TJC Ainda defendo esse meu trio peculiar (a ligação entre Ensor e Bruegel não poderia ser mais clara, e em Platonov parece que estamos a vaguear por uma paisagem retirada de O Dia Sombrio ou de O Triunfo da Morte de Bruegel). Acho que aquilo que torna estes artistas uma referência necessária para o presente é o facto de partilharem um sentido do terrível que é a sociedade burguesa… e do quão terrível é a sua desintegração no caos e na conformidade (uma conformidade coerciva) de forma interligada. Precisamos, seguramente, de uma política (e de uma arte) que encontre um registo para descrever e denunciar a ordem presente. Não creio que chegaremos lá «modernizando» simplesmente os nossos lugares-comuns sobre o capitalismo, a NATO, o nacionalismo, a economia de guerra permanente, etc. Creio que estes vectores da política já estão gastos. Ou então são obviamente desajustados por si mesmos — não são convincentes, são abstractos, obsoletos ou estão contaminados pelo dogma. Se a oposição da esquerda ao presente quiser relacionar-se com as massas de pessoas neste mundo no rescaldo da classe e da consciência de classe, terá de se focar no carácter da nossa vida quotidiana. A pobreza da sociedade do espectáculo: é esse o elo mais fraco na nossa panóplia de opressões. É o empobrecimento da vida a que nos encontramos sujeitos, todos nós (especialmente os super-ricos… mas eles que se danem!), é a caricatura das possibilidades humanas que nos são dadas e com as quais temos de viver, não se trata apenas da diminuição dos nossos «padrões de vida».

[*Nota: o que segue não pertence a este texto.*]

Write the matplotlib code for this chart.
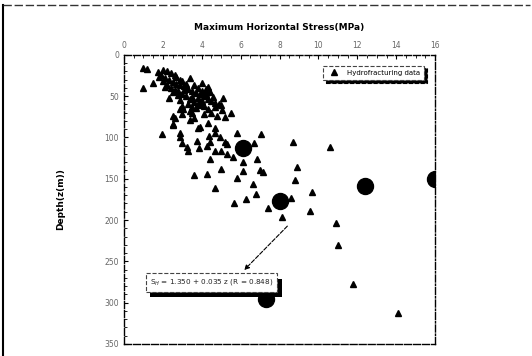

"O presente não reconhecerá a sua agonia até chegar a um acordo com esse passado que imagina já ter ultrapassado."

James Ensor, The Temptation of Saint Anthony [A tentação de Santo António], 1887 © Fotografia: Scala, Florença / Art Resource, Nova Iorque / The Art Institute of Chicago, Chicago
ADR Um sentimento do trágico parece ter tomado conta do seu trabalho recente. No seu livro sobre Picasso, considera que talvez hoje nos viremos para a Guernica com certa nostalgia, para ter acesso ao sofrimento e horror numa escala que desconhecemos. Mas não estará isso a mudar, com o colapso da chamada ordem mundial liberal do pós-guerra? O que pode significar este sentimento do trágico hoje em dia?
TJC Acho que a minha reflexão anterior também se prende com esta questão. Julgo que tem razão quando diz que estamos a entrar numa nova desordem mundial. A resposta de quase todo o mundo à guerra em Gaza (com excepção dos EUA e dos seus lambe-botas) é sinal disso. Aquilo que a hegemonia norte-americana sempre envolveu tornou-se agora visível e «inaceitável» (excepto pelos milionários do American Israel Public Affairs Committee no Congresso norte-americano). Existe um sentimento de horror e de descrença palpável. O mistério da crueldade humana, da hubris e do engano próprio tem-se revelado, dia após dia, ano após ano, despojado das suas habituais máscaras e desculpas. A tragédia (o modo, a estrutura) foi um dos meios que herdámos para tirar as medidas de uma tal atrocidade. Claro que, por si só, o sentimento trágico não leva a, nem fornece, qualquer modelo de resposta política aos horrores do mundo. Mas parece-me uma necessidade preliminar para se fundar tal política. O facto de a esquerda evitar a tonalidade trágica — com a sua tendência para derivar numa forma qualquer de optimismo tecnológico ou para encolher os ombros face aos horrores do seu próprio passado (terror, totalitarismo, Estaline, Mao) como uma «aberração», mesmo que lamentável, no caminho do progresso — deixa-a, a meu ver, impotente face a Xi Jinping. Ou mesmo a Trump, essa personagem saída de Aristófanes.